* _Work required_
Retype only the lines running from the line that contains "Generate a Python" to the line that contains "ax = fig.add_axes([108", inclusive, and leave the pictures behind.

* _Records supplied_
--------------------------------

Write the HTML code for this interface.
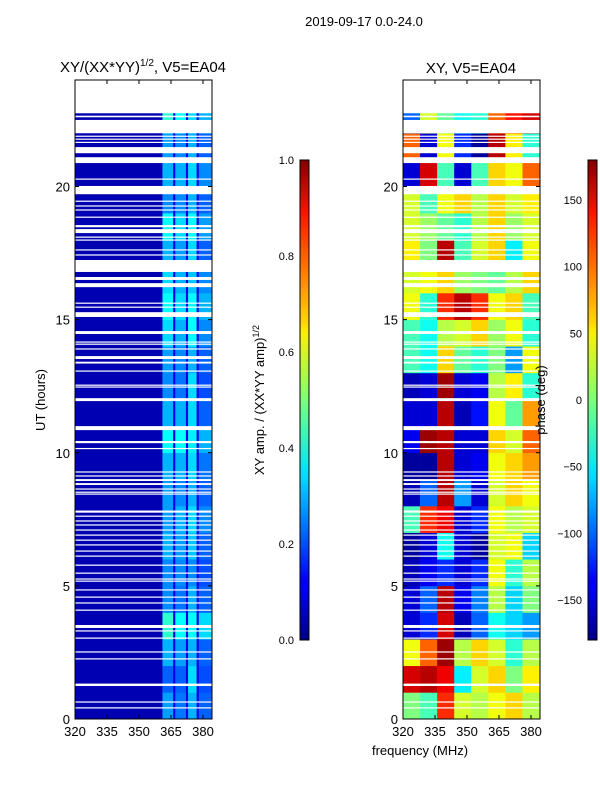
<!DOCTYPE html>
<html><head><meta charset="utf-8">
<style>
body{margin:0;background:#fff;}
svg text{font-family:"Liberation Sans",sans-serif;fill:#000;}
</style></head>
<body>
<svg id="fig" width="600" height="800" viewBox="0 0 600 800" xmlns="http://www.w3.org/2000/svg">
<defs>
<linearGradient id="jet" x1="0" y1="1" x2="0" y2="0">
<stop offset="0" stop-color="#00007f"/><stop offset="0.11" stop-color="#0000ff"/><stop offset="0.125" stop-color="#0000ff"/>
<stop offset="0.34" stop-color="#00dcff"/><stop offset="0.36" stop-color="#02e8f4"/><stop offset="0.5" stop-color="#7dff7a"/>
<stop offset="0.64" stop-color="#fbf000"/><stop offset="0.66" stop-color="#ffd800"/><stop offset="0.89" stop-color="#ff1200"/><stop offset="1" stop-color="#7f0000"/>
</linearGradient>
</defs>
<text x="364" y="26" font-size="13" text-anchor="middle">2019-09-17 0.0-24.0</text>
<text x="143" y="72" font-size="15" text-anchor="middle">XY/(XX*YY)<tspan font-size="10" dy="-6">1/2</tspan><tspan dy="6">, V5=EA04</tspan></text>
<text x="471" y="73" font-size="15" text-anchor="middle">XY, V5=EA04</text>
<g id="ampPlot"></g>
<g id="phPlot"></g>
<g id="axes"></g>
<text transform="translate(45,400) rotate(-90)" font-size="13" text-anchor="middle">UT (hours)</text>
<text x="420" y="755" font-size="13" text-anchor="middle">frequency (MHz)</text>
<rect x="300" y="160" width="9" height="480" fill="url(#jet)" stroke="#000" stroke-width="1"/>
<rect x="588" y="160" width="9" height="480" fill="url(#jet)" stroke="#000" stroke-width="1"/>
<text transform="translate(264,400) rotate(-90)" font-size="13" text-anchor="middle">XY amp. / (XX*YY amp)<tspan font-size="9" dy="-5">1/2</tspan></text>
<text transform="translate(545,400) rotate(-90)" font-size="13" text-anchor="middle">phase (deg)</text>
</svg>
<script>
// ---- data ----
const gaps = [[22.6,22.66],[22.0,22.5],[21.87,21.91],[21.76,21.8],[21.64,21.68],[21.25,21.48],[20.88,21.1],[20.26,20.3],[19.71,20.02],[19.43,19.47],[19.25,19.29],[19.1,19.14],[18.83,18.87],[18.47,18.55],[18.25,18.4],[18.08,18.12],[17.97,18.01],[17.6,17.64],[17.41,17.45],[16.79,17.24],[16.49,16.6],[16.22,16.37],[15.6,15.64],[15.45,15.49],[15.1,15.28],[14.46,14.57],[14.14,14.18],[14.06,14.1],[13.88,13.92],[13.52,13.63],[13.35,13.42],[13.05,13.09],[12.52,12.56],[12.45,12.49],[11.94,12.05],[10.85,11.0],[10.36,10.44],[10.14,10.18],[9.26,9.3],[9.11,9.15],[8.94,9.01],[8.79,8.86],[8.62,8.66],[8.5,8.54],[8.43,8.47],[7.75,7.83],[7.6,7.64],[7.42,7.46],[7.27,7.31],[7.08,7.12],[6.89,6.93],[6.7,6.74],[6.52,6.56],[6.29,6.33],[6.1,6.14],[5.77,5.8],[5.46,5.5],[5.24,5.28],[5.16,5.2],[4.83,4.87],[4.56,4.6],[4.34,4.38],[4.07,4.11],[3.42,3.53],[3.29,3.33],[3.02,3.06],[2.5,2.54],[2.24,2.28],[1.24,1.33],[0.62,0.66],[0.4,0.44]];
const dataEnd = 22.75;
const bandEdges = [320,361,366,367,372,373,377,378,384];
const bandLevelA = [0.28,0.22,0.3,0.42,0.26,0.26,0.3,0.28,0.28,0.3,0.38,0.3,0.26,0.28,0.34,0.38,0.34,0.3,0.38,0.26,0.3,0.28,0.42];
const bandLevelB = [0.24,0.22,0.28,0.38,0.24,0.26,0.28,0.3,0.26,0.3,0.38,0.3,0.24,0.26,0.3,0.34,0.3,0.28,0.34,0.26,0.3,0.26,0.38];
const bandLevelC = [0.3,0.34,0.3,0.38,0.3,0.26,0.32,0.34,0.3,0.34,0.36,0.34,0.34,0.3,0.38,0.38,0.32,0.34,0.38,0.3,0.34,0.3,0.34];
const bandLevelD = [0.22,0.2,0.22,0.34,0.22,0.2,0.22,0.26,0.22,0.24,0.3,0.22,0.2,0.22,0.26,0.3,0.26,0.22,0.28,0.22,0.26,0.22,0.3];
const baseLevel = 0.05, gapLevel = 0.1;
const phaseEdges = [320,328,336,344,352,360,368,376,384];
const phase = [
[0,-20,120,30,20,40,60,20],[150,160,140,-50,30,60,0,50],[40,100,170,20,60,30,-30,20],
[-150,-120,150,-160,-100,-40,-60,-80],[-150,-100,160,-140,-90,20,-60,0],[-160,-140,-120,-150,-120,40,-30,20],
[-170,-150,-40,-150,-170,30,40,-60],[-20,120,140,-150,-120,40,20,30],[-160,-100,160,-80,-150,30,60,40],
[-170,-170,160,-150,-140,40,60,80],[-140,170,160,-150,-150,60,30,100],[-150,-150,160,-160,-130,40,-10,80],
[-160,-150,170,-150,-140,20,50,-30],[-20,-40,60,-10,-30,0,-80,40],[-20,-40,20,30,60,10,40,-30],
[40,-30,120,160,120,40,60,-20],[30,40,60,10,0,-10,20,60],[50,0,160,-20,30,60,-50,40],
[30,10,-10,-30,20,60,10,30],[30,-20,40,60,20,60,30,50],[-150,150,-20,-150,-20,60,40,100],
[100,-150,40,-120,-170,160,50,-30],[-100,30,-10,-40,-30,100,130,150]];
const timeTicks = [0,5,10,15,20];
const freqTicks = [320,335,350,365,380];
const ampTicks = [0.0,0.2,0.4,0.6,0.8,1.0];
const phaseTicks = [-150,-100,-50,0,50,100,150];

// ---- scales ----
const Y0=719, PXH=(719-80)/24;
const yT = t => Y0 - t*PXH;
const xL = f => 75 + (f-320)*(128/60);
const xR = f => 403 + (f-320)*(128/60);
const yAmp = v => 640 - v*480;
const yPh = v => 640 - (v+180)/360*480;
function jet(v){v=Math.max(0,Math.min(1,v));
 const c=x=>Math.round(255*Math.max(0,Math.min(1,1.5-Math.abs(4*v-x))));
 return `rgb(${c(3)},${c(2)},${c(1)})`;}
const NS='http://www.w3.org/2000/svg';
function el(tag,attrs,parent){const e=document.createElementNS(NS,tag);for(const k in attrs)e.setAttribute(k,attrs[k]);parent.appendChild(e);return e;}

const amp=document.getElementById('ampPlot'), ph=document.getElementById('phPlot');
for(let h=0;h<23;h++){
  const t0=h, t1=Math.min(h+1,dataEnd);
  const lv=[baseLevel,bandLevelA[h],gapLevel,bandLevelB[h],gapLevel,bandLevelC[h],gapLevel,bandLevelD[h]];
  for(let i=0;i<8;i++){
    const r=el('rect',{x:xL(bandEdges[i]),y:yT(t1),width:xL(bandEdges[i+1])-xL(bandEdges[i])+0.3,height:yT(t0)-yT(t1)+0.3,fill:jet(lv[i])},amp);
    
    
  }
  for(let i=0;i<8;i++){
    const r=el('rect',{x:xR(phaseEdges[i]),y:yT(t1),width:xR(phaseEdges[i+1])-xR(phaseEdges[i])+0.3,height:yT(t0)-yT(t1)+0.3,fill:jet((phase[h][i]+180)/360)},ph);
    
    
  }
}
for(const [a,b] of gaps){
  for(const xf of [xL,xR]){
    const r=el('rect',{x:xf(320),y:yT(b),width:137,height:Math.max(1.2,yT(a)-yT(b)),fill:'#fff'},xf===xL?amp:ph);
    
    
  }
}
const ax=document.getElementById('axes');
for(const x0 of [75,403]){
  const f=el('rect',{x:x0,y:80,width:137,height:639,fill:'none',stroke:'#000','stroke-width':1},ax);
  
  
  const xf = x0===75?xL:xR;
  for(const t of timeTicks){
    el('line',{x1:x0,x2:x0+4,y1:yT(t),y2:yT(t),stroke:'#000'},ax);
    el('line',{x1:x0+133,x2:x0+137,y1:yT(t),y2:yT(t),stroke:'#000'},ax);
    const tx=el('text',{x:x0-5,y:yT(t)+5,'font-size':13,'text-anchor':'end'},ax);
    tx.textContent=t;
    
    
  }
  for(const fq of freqTicks){
    el('line',{x1:xf(fq),x2:xf(fq),y1:719,y2:715,stroke:'#000'},ax);
    el('line',{x1:xf(fq),x2:xf(fq),y1:80,y2:84,stroke:'#000'},ax);
    const tx=el('text',{x:xf(fq),y:736,'font-size':13,'text-anchor':'middle'},ax);
    tx.textContent=fq;
    
    
  }
}
for(const v of ampTicks){
  el('line',{x1:300,x2:309,y1:yAmp(v),y2:yAmp(v),stroke:'#000'},ax);
  const tx=el('text',{x:294,y:yAmp(v)+4,'font-size':11,'text-anchor':'end'},ax);
  tx.textContent=v.toFixed(1);
  
  
}
for(const v of phaseTicks){
  el('line',{x1:588,x2:597,y1:yPh(v),y2:yPh(v),stroke:'#000'},ax);
  const tx=el('text',{x:582,y:yPh(v)+4,'font-size':11,'text-anchor':'end'},ax);
  tx.textContent=v<0?'\u2212'+(-v):String(v);
  
  
}
</script>
</body></html>
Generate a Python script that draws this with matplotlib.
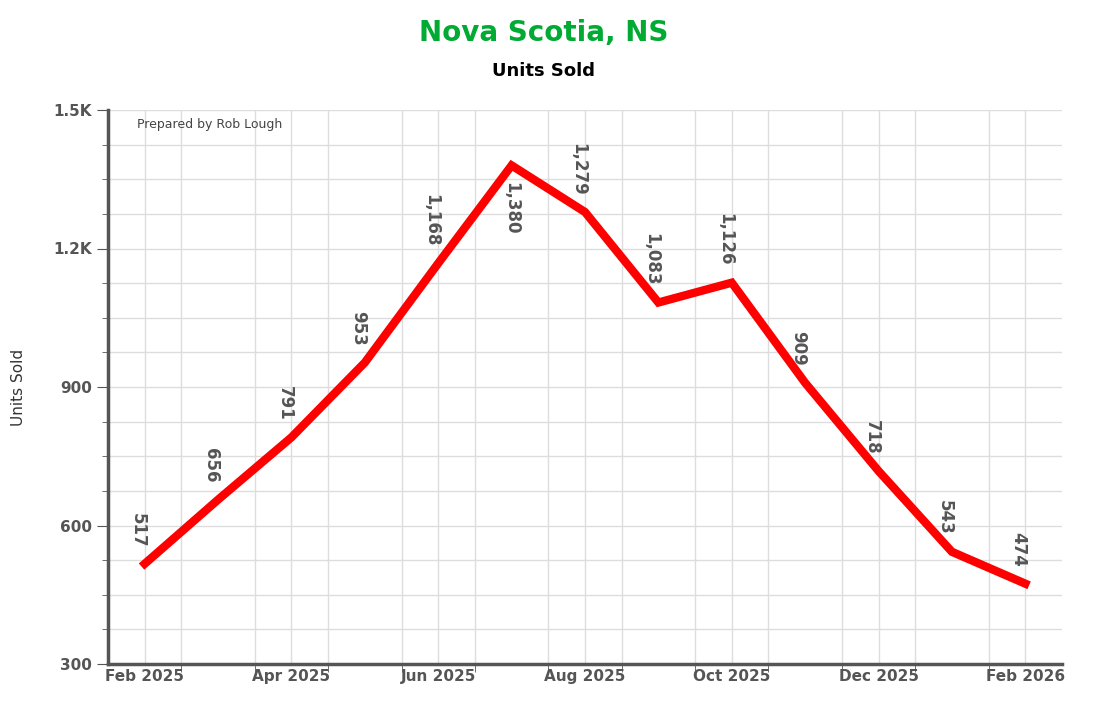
import matplotlib
matplotlib.use('Agg')
import matplotlib.pyplot as plt
import numpy as np

months = ['Feb 2025', 'Mar 2025', 'Apr 2025', 'May 2025', 'Jun 2025', 'Jul 2025', 'Aug 2025',
          'Sep 2025', 'Oct 2025', 'Nov 2025', 'Dec 2025', 'Jan 2026', 'Feb 2026']
units = [517, 656, 791, 953, 1168, 1380, 1279, 1083, 1126, 909, 718, 543, 474]
label_below = [False, False, False, False, False, True, False, False, False, False, False, False, False]

fig = plt.figure(figsize=(10.93, 7.12), dpi=100)
ax = fig.add_axes([108 / 1093, 1 - 664 / 712, 954 / 1093, 554 / 712])

x = np.arange(len(units))
ax.plot(x, units, color='#ff0000', lw=6, solid_joinstyle='miter', zorder=3)

for xi, v, below in zip(x, units, label_below):
    txt = f'{v:,}'
    if below:
        ax.annotate(txt, (xi, v), xytext=(0, -12), textcoords='offset points', rotation=270,
                    ha='center', va='top', fontsize=12, fontweight='bold', color='#555555')
    else:
        ax.annotate(txt, (xi, v), xytext=(-5, 12), textcoords='offset points', rotation=270,
                    ha='center', va='bottom', fontsize=12, fontweight='bold', color='#555555')

ax.set_xlim(-0.5, len(units) - 0.5)
ax.set_ylim(300, 1500)
ax.set_yticks([300, 600, 900, 1200, 1500])
ax.set_yticklabels(['300', '600', '900', '1.2K', '1.5K'])
ax.set_yticks(np.arange(300, 1501, 75), minor=True)
ax.set_xticks(x[::2])
ax.set_xticklabels(months[::2])
ax.set_xticks(x[:-1] + 0.5, minor=True)

ax.grid(True, which='both', color='#dddddd', lw=1, zorder=0)
ax.tick_params(axis='both', which='major', labelsize=11, labelcolor='#555555', length=0)
for lab in ax.get_xticklabels() + ax.get_yticklabels():
    lab.set_fontweight('bold')
ax.tick_params(axis='y', which='minor', length=4, color='#555555', direction='out')
ax.tick_params(axis='x', which='minor', length=6, color='#555555', direction='out')
ax.tick_params(axis='y', which='major', length=8, color='#555555')

for s in ['top', 'right']:
    ax.spines[s].set_visible(False)
for s in ['left', 'bottom']:
    ax.spines[s].set_color('#555555')
    ax.spines[s].set_linewidth(2.5)

ax.set_ylabel('Units Sold', fontsize=11, color='#333333', labelpad=20)
ax.text(0.03, 0.985, 'Prepared by Rob Lough', transform=ax.transAxes, fontsize=9,
        color='#444444', va='top')

fig.text(0.497, 1 - 33 / 712, 'Nova Scotia, NS', ha='center', va='center', fontsize=20,
         fontweight='bold', color='#00aa33')
fig.text(0.497, 1 - 71 / 712, 'Units Sold', ha='center', va='center', fontsize=13,
         fontweight='bold', color='black')

fig.savefig('out.png', dpi=100)
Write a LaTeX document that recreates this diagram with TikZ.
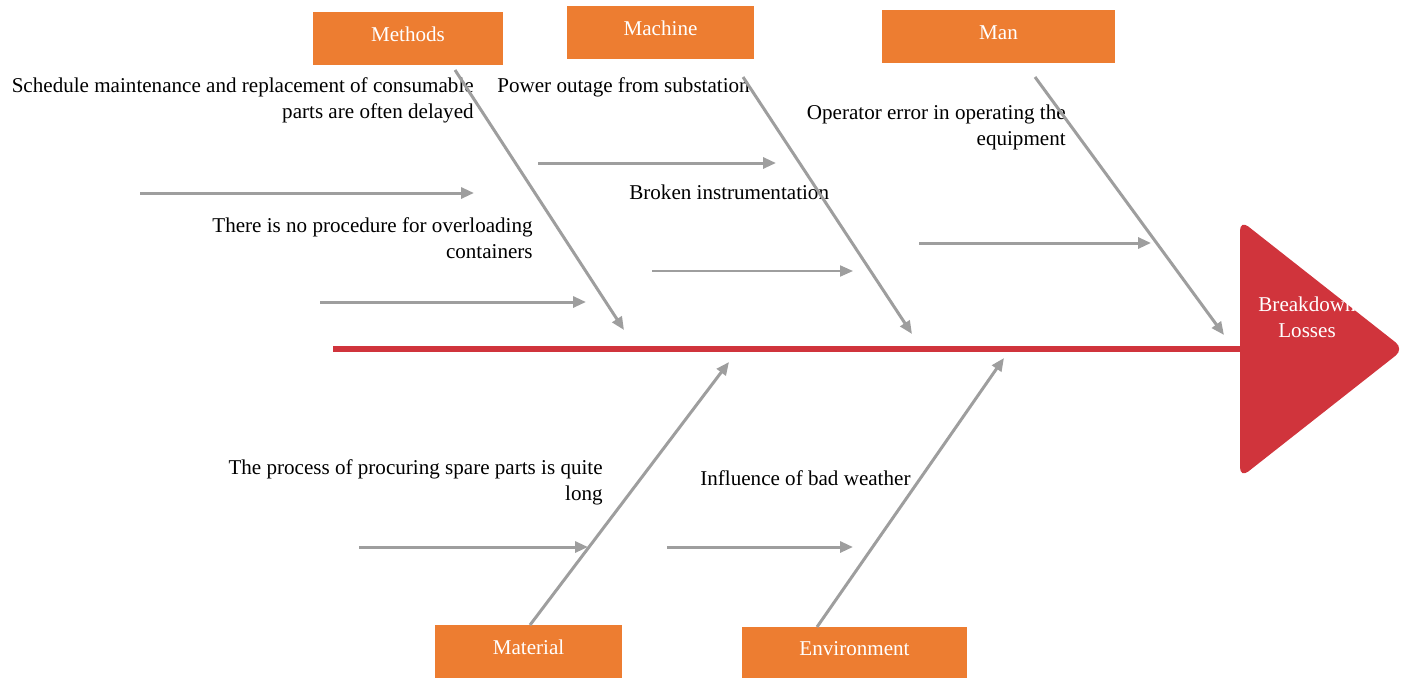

--------------------------------

* _Correct output_
Generate a Python script that draws this with matplotlib.
import matplotlib
matplotlib.use('Agg')
import matplotlib.pyplot as plt
import numpy as np

months = ['Feb 2025', 'Mar 2025', 'Apr 2025', 'May 2025', 'Jun 2025', 'Jul 2025', 'Aug 2025',
          'Sep 2025', 'Oct 2025', 'Nov 2025', 'Dec 2025', 'Jan 2026', 'Feb 2026']
units = [517, 656, 791, 953, 1168, 1380, 1279, 1083, 1126, 909, 718, 543, 474]
label_below = [False, False, False, False, False, True, False, False, False, False, False, False, False]

fig = plt.figure(figsize=(10.93, 7.12), dpi=100)
ax = fig.add_axes([108 / 1093, 1 - 664 / 712, 954 / 1093, 554 / 712])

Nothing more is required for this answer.